_GIVEN INFORMATION:_

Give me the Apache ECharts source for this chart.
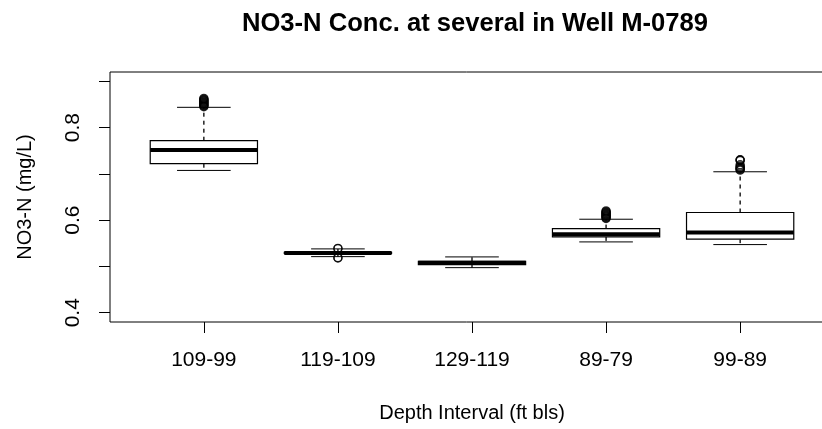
<!DOCTYPE html>
<html>
<head>
<meta charset="utf-8">
<script src="https://cdn.jsdelivr.net/npm/echarts@6/dist/echarts.min.js"></script>
<style>
  html, body { margin: 0; padding: 0; background: #fff; }
  #main { width: 822px; height: 429px; }
</style>
</head>
<body>
<div id="main"></div>
<script>
// box summaries (mg/L)
const categories = ['109-99', '119-109', '129-119', '89-79', '99-89']
const whiskerLow = [0.7074, 0.5212, 0.4974, 0.553, 0.5472]
const q1 = [0.7219, 0.528, 0.504, 0.5638, 0.5589]
const median = [0.7515, 0.5292, 0.5078, 0.5693, 0.5732]
const q3 = [0.7716, 0.5305, 0.5112, 0.5818, 0.6165]
const whiskerHigh = [0.8437, 0.5379, 0.5206, 0.602, 0.7045]
const outliers = [
  [0.845, 0.8465, 0.848, 0.8495, 0.851, 0.8525, 0.854, 0.8555, 0.857, 0.8585, 0.86, 0.8615, 0.863],
  [0.539, 0.5385, 0.519, 0.5184],
  [],
  [0.6035, 0.605, 0.6065, 0.608, 0.6095, 0.611, 0.6125, 0.614, 0.6155, 0.617, 0.6185, 0.62],
  [0.708, 0.7095, 0.711, 0.7125, 0.714, 0.7165, 0.7195, 0.729, 0.7298, 0.7305]
]
const yTicks = [0.4, 0.5, 0.6, 0.7, 0.8, 0.9]
const yLabels = [0.4, 0.6, 0.8]
const xTicks = [1, 2, 3, 4, 5]

const font = 'Liberation Sans, Arial, sans-serif'

const boxData = categories.map((c, i) => [i + 1, whiskerLow[i], q1[i], median[i], q3[i], whiskerHigh[i]])
const outlierData = []
outliers.forEach((arr, i) => arr.forEach(v => outlierData.push([i + 1, v])))

function line(x1, y1, x2, y2, extra) {
  return { type: 'line', shape: { x1, y1, x2, y2 }, style: Object.assign({ stroke: '#000', lineWidth: 1 }, extra) }
}

function renderBox(params, api) {
  const x = api.value(0)
  const unit = api.size([1, 0])[0]
  const half = unit * 0.4
  const cap = unit * 0.2
  const p = (i) => api.coord([x, api.value(i)])
  const lo = p(1), a = p(2), m = p(3), b = p(4), hi = p(5)
  const cx = lo[0]
  return {
    type: 'group',
    children: [
      line(cx, b[1], cx, hi[1], { lineDash: [4, 4], lineWidth: 1.3 }),
      line(cx, a[1], cx, lo[1], { lineDash: [4, 4], lineWidth: 1.3 }),
      line(cx - cap, hi[1], cx + cap, hi[1]),
      line(cx - cap, lo[1], cx + cap, lo[1]),
      { type: 'rect', shape: { x: cx - half, y: b[1], width: half * 2, height: a[1] - b[1] }, style: { fill: '#fff', stroke: '#000', lineWidth: 1.2 } },
      line(cx - half, m[1], cx + half, m[1], { lineWidth: 4 })
    ]
  }
}

const myChart = echarts.init(document.getElementById('main'))
myChart.setOption({
  animation: false,
  backgroundColor: '#fff',
  title: {
    text: 'NO3-N Conc. at several in Well M-0789',
    left: 470,
    top: 6,
    textAlign: 'center',
    textStyle: { fontFamily: font, fontWeight: 'bold', fontSize: 25.6, color: '#000' }
  },
  grid: {
    left: 110, right: -12, top: 72, bottom: 107,
    show: true, borderColor: '#000', borderWidth: 1,
    containLabel: false, outerBoundsMode: 'none'
  },
  xAxis: {
    type: 'value',
    min: 0.3,
    max: 5.7,
    axisLine: { show: false, onZero: false },
    splitLine: { show: false },
    axisTick: { show: true, customValues: xTicks, length: 11, lineStyle: { color: '#000' } },
    axisLabel: {
      customValues: xTicks,
      formatter: (v) => categories[v - 1],
      margin: 28,
      fontSize: 21,
      color: '#000',
      fontFamily: font
    },
    name: 'Depth Interval (ft bls)',
    nameLocation: 'middle',
    nameGap: 81,
    nameTextStyle: { fontSize: 20, color: '#000', fontFamily: font }
  },
  yAxis: {
    type: 'value',
    min: 0.38,
    max: 0.92,
    axisLine: { show: false, onZero: false },
    splitLine: { show: false },
    axisTick: { show: true, customValues: yTicks, length: 11, lineStyle: { color: '#000' } },
    axisLabel: {
      customValues: yLabels,
      formatter: (v) => v.toFixed(1),
      rotate: 90,
      margin: 26,
      fontSize: 21,
      color: '#000',
      fontFamily: font
    },
    name: 'NO3-N (mg/L)',
    nameLocation: 'middle',
    nameRotate: 90,
    nameGap: 75,
    nameTextStyle: { fontSize: 20, color: '#000', fontFamily: font }
  },
  series: [
    {
      type: 'custom',
      renderItem: renderBox,
      data: boxData,
      encode: { x: 0, y: [1, 2, 3, 4, 5] },
      z: 2
    },
    {
      type: 'scatter',
      data: outlierData,
      symbol: 'circle',
      symbolSize: 8,
      itemStyle: { color: 'rgba(0,0,0,0)', borderColor: '#000', borderWidth: 1.4 },
      z: 3
    }
  ]
})
</script>
</body>
</html>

_TASK OBJECTIVE:_ Print the whole listing above once more, word for word, without its pictures.

_EXERCISE OUTPUT:_
Give me the Apache ECharts source for this chart.
<!DOCTYPE html>
<html>
<head>
<meta charset="utf-8">
<script src="https://cdn.jsdelivr.net/npm/echarts@6/dist/echarts.min.js"></script>
<style>
  html, body { margin: 0; padding: 0; background: #fff; }
  #main { width: 822px; height: 429px; }
</style>
</head>
<body>
<div id="main"></div>
<script>
// box summaries (mg/L)
const categories = ['109-99', '119-109', '129-119', '89-79', '99-89']
const whiskerLow = [0.7074, 0.5212, 0.4974, 0.553, 0.5472]
const q1 = [0.7219, 0.528, 0.504, 0.5638, 0.5589]
const median = [0.7515, 0.5292, 0.5078, 0.5693, 0.5732]
const q3 = [0.7716, 0.5305, 0.5112, 0.5818, 0.6165]
const whiskerHigh = [0.8437, 0.5379, 0.5206, 0.602, 0.7045]
const outliers = [
  [0.845, 0.8465, 0.848, 0.8495, 0.851, 0.8525, 0.854, 0.8555, 0.857, 0.8585, 0.86, 0.8615, 0.863],
  [0.539, 0.5385, 0.519, 0.5184],
  [],
  [0.6035, 0.605, 0.6065, 0.608, 0.6095, 0.611, 0.6125, 0.614, 0.6155, 0.617, 0.6185, 0.62],
  [0.708, 0.7095, 0.711, 0.7125, 0.714, 0.7165, 0.7195, 0.729, 0.7298, 0.7305]
]
const yTicks = [0.4, 0.5, 0.6, 0.7, 0.8, 0.9]
const yLabels = [0.4, 0.6, 0.8]
const xTicks = [1, 2, 3, 4, 5]

const font = 'Liberation Sans, Arial, sans-serif'

const boxData = categories.map((c, i) => [i + 1, whiskerLow[i], q1[i], median[i], q3[i], whiskerHigh[i]])
const outlierData = []
outliers.forEach((arr, i) => arr.forEach(v => outlierData.push([i + 1, v])))

function line(x1, y1, x2, y2, extra) {
  return { type: 'line', shape: { x1, y1, x2, y2 }, style: Object.assign({ stroke: '#000', lineWidth: 1 }, extra) }
}

function renderBox(params, api) {
  const x = api.value(0)
  const unit = api.size([1, 0])[0]
  const half = unit * 0.4
  const cap = unit * 0.2
  const p = (i) => api.coord([x, api.value(i)])
  const lo = p(1), a = p(2), m = p(3), b = p(4), hi = p(5)
  const cx = lo[0]
  return {
    type: 'group',
    children: [
      line(cx, b[1], cx, hi[1], { lineDash: [4, 4], lineWidth: 1.3 }),
      line(cx, a[1], cx, lo[1], { lineDash: [4, 4], lineWidth: 1.3 }),
      line(cx - cap, hi[1], cx + cap, hi[1]),
      line(cx - cap, lo[1], cx + cap, lo[1]),
      { type: 'rect', shape: { x: cx - half, y: b[1], width: half * 2, height: a[1] - b[1] }, style: { fill: '#fff', stroke: '#000', lineWidth: 1.2 } },
      line(cx - half, m[1], cx + half, m[1], { lineWidth: 4 })
    ]
  }
}

const myChart = echarts.init(document.getElementById('main'))
myChart.setOption({
  animation: false,
  backgroundColor: '#fff',
  title: {
    text: 'NO3-N Conc. at several in Well M-0789',
    left: 470,
    top: 6,
    textAlign: 'center',
    textStyle: { fontFamily: font, fontWeight: 'bold', fontSize: 25.6, color: '#000' }
  },
  grid: {
    left: 110, right: -12, top: 72, bottom: 107,
    show: true, borderColor: '#000', borderWidth: 1,
    containLabel: false, outerBoundsMode: 'none'
  },
  xAxis: {
    type: 'value',
    min: 0.3,
    max: 5.7,
    axisLine: { show: false, onZero: false },
    splitLine: { show: false },
    axisTick: { show: true, customValues: xTicks, length: 11, lineStyle: { color: '#000' } },
    axisLabel: {
      customValues: xTicks,
      formatter: (v) => categories[v - 1],
      margin: 28,
      fontSize: 21,
      color: '#000',
      fontFamily: font
    },
    name: 'Depth Interval (ft bls)',
    nameLocation: 'middle',
    nameGap: 81,
    nameTextStyle: { fontSize: 20, color: '#000', fontFamily: font }
  },
  yAxis: {
    type: 'value',
    min: 0.38,
    max: 0.92,
    axisLine: { show: false, onZero: false },
    splitLine: { show: false },
    axisTick: { show: true, customValues: yTicks, length: 11, lineStyle: { color: '#000' } },
    axisLabel: {
      customValues: yLabels,
      formatter: (v) => v.toFixed(1),
      rotate: 90,
      margin: 26,
      fontSize: 21,
      color: '#000',
      fontFamily: font
    },
    name: 'NO3-N (mg/L)',
    nameLocation: 'middle',
    nameRotate: 90,
    nameGap: 75,
    nameTextStyle: { fontSize: 20, color: '#000', fontFamily: font }
  },
  series: [
    {
      type: 'custom',
      renderItem: renderBox,
      data: boxData,
      encode: { x: 0, y: [1, 2, 3, 4, 5] },
      z: 2
    },
    {
      type: 'scatter',
      data: outlierData,
      symbol: 'circle',
      symbolSize: 8,
      itemStyle: { color: 'rgba(0,0,0,0)', borderColor: '#000', borderWidth: 1.4 },
      z: 3
    }
  ]
})
</script>
</body>
</html>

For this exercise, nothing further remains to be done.